San Diego Union-Tribune
By Chet Barfield
UNION-TRIBUNE STAFF WRITER
August 13, 1998
SAN DIEGO -- After months of hard-fought negotiations and internal dissent, all three San Diego-area gaming tribes have agreements with Gov. Pete Wilson on gambling compacts.
Now the focus shifts to the courthouse and the Legislature in regard to whether those agreements will keep a San Diego judge from shutting down the video slot machines that generate 80 percent of the tribal casinos' revenues.
Losing the machines would prompt the local tribes to lay off hundreds if not thousands of employees. It also would remove their economic ammunition in an ongoing battle over a hotly debated proposition on the November ballot.
Wilson signed compacts yesterday with San Diego's Barona and Sycuan Indian bands. Within days, aides said, he will sign a similar accord reluctantly approved Tuesday night by Viejas tribal members.
Signing with the San Diego tribes -- whose casinos, combined, are the largest and most successful in California -- is a victory for the governor. All 10 tribes that agreed in May to enter negotiations, under threat of federal enforcement, have now accepted versions of the controversial pilot accord Wilson signed in March with the Pala Indian band.
"The San Diego tribes have been important gaming tribes in the state," said Dan Kolkey, the governor's legal counsel and chief negotiator.

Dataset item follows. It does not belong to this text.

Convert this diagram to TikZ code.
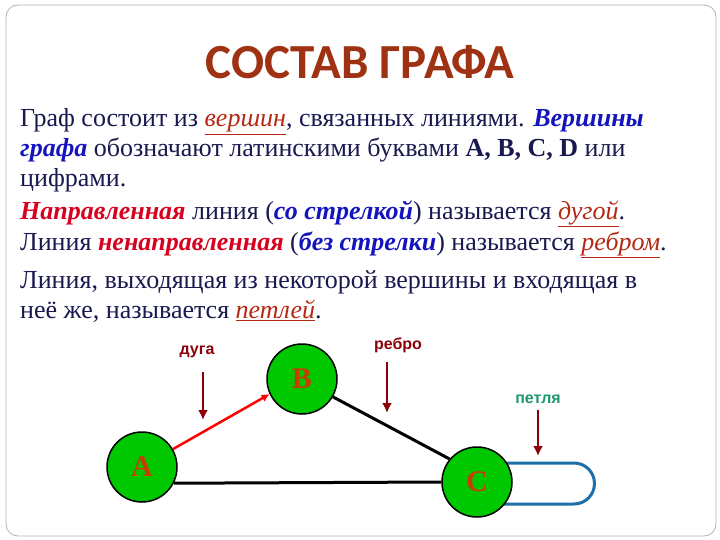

"Their decision to enter compacts which legally authorize their gaming operations while providing protections to their customers, employees and neighbors has been an important step forward in the state's efforts to bring tribal gaming into compliance with federal law."
Under the compacts, tribes can keep their video slots running, at current numbers, until they can be replaced with a new device authorized by the state, a lottery-style machine now in prototype form.
But, on the immediate horizon, Barona, Sycuan and Viejas still worry that a San Diego federal judge may move within weeks to remove their machines.
Federal forfeiture suits remain pending before Judge Marilyn Huff, who told attorneys July 30 that she would not consider tribal compacts valid unless they were ratified by state lawmakers.
The Legislature adjourns Aug. 31. Huff scheduled a hearing Sept. 2 and told prosecutors to have forfeiture motions filed by today.
Yesterday, the U.S. Attorney's Office in San Diego filed a five-page brief updating Huff on the compact signings.
Acting U.S. Attorney Charles La Bella and former U.S. Attorney Alan Bersin -- who continues to serve as a special assistant for this one case after moving on to superintendent of San Diego schools -- asked Huff to delay calling for forfeiture motions until after the Legislature adjourns, and to make that Sept. 2 date a status conference to discuss what has happened by then.
Viejas Tribal Chairman Anthony Pico, childing Wilson's lack of flexibility in negotiations, said his tribe accepted the compact under duress.
"We were resigned to the fact that there was no other option for us," Pico said. "We're just hoping this will keep us out of the courtroom."
Pico said Viejas will fight ratification of the Pala compact and its spinoff versions -- including Viejas' own -- in the Legislature.
Barona Tribal Chairman Clifford LaChappa said his tribe wants its accord approved.
"We feel that the compact we have signed today represents the good-faith negotiations on both sides of the table," LaChappa said in a prepared statement.
"The next step in the process is the ratification of the compact by the state Senate and the state Assembly. We hope that both of those milestones can be accomplished in the very near future."
Sycuan attorney George Forman said his client tribe, which helped defeat an Assembly committee's approval of the Pala compact in June, is now assessing which legislative tack to pursue in light of Huff's edict. Forman said it would depend on the language of whatever bill might be introduced.
For now, Forman said, Sycuan had no choice but to sign the only deal on the table.
"The tribe has always regarded the options that the Justice Department forced upon it as, to say the least, unpalatable," he said. "The tribe has chosen the option that enables the tribe to survive this latest crisis."
All three tribes, along with dozens of others in the state, are vigorously supporting Proposition 5, the ballot initiative that would legalize the tribal video slot machines now in play.
Compacts signed now would be superseded by the initiative if it passed and survived anticipated court challenges.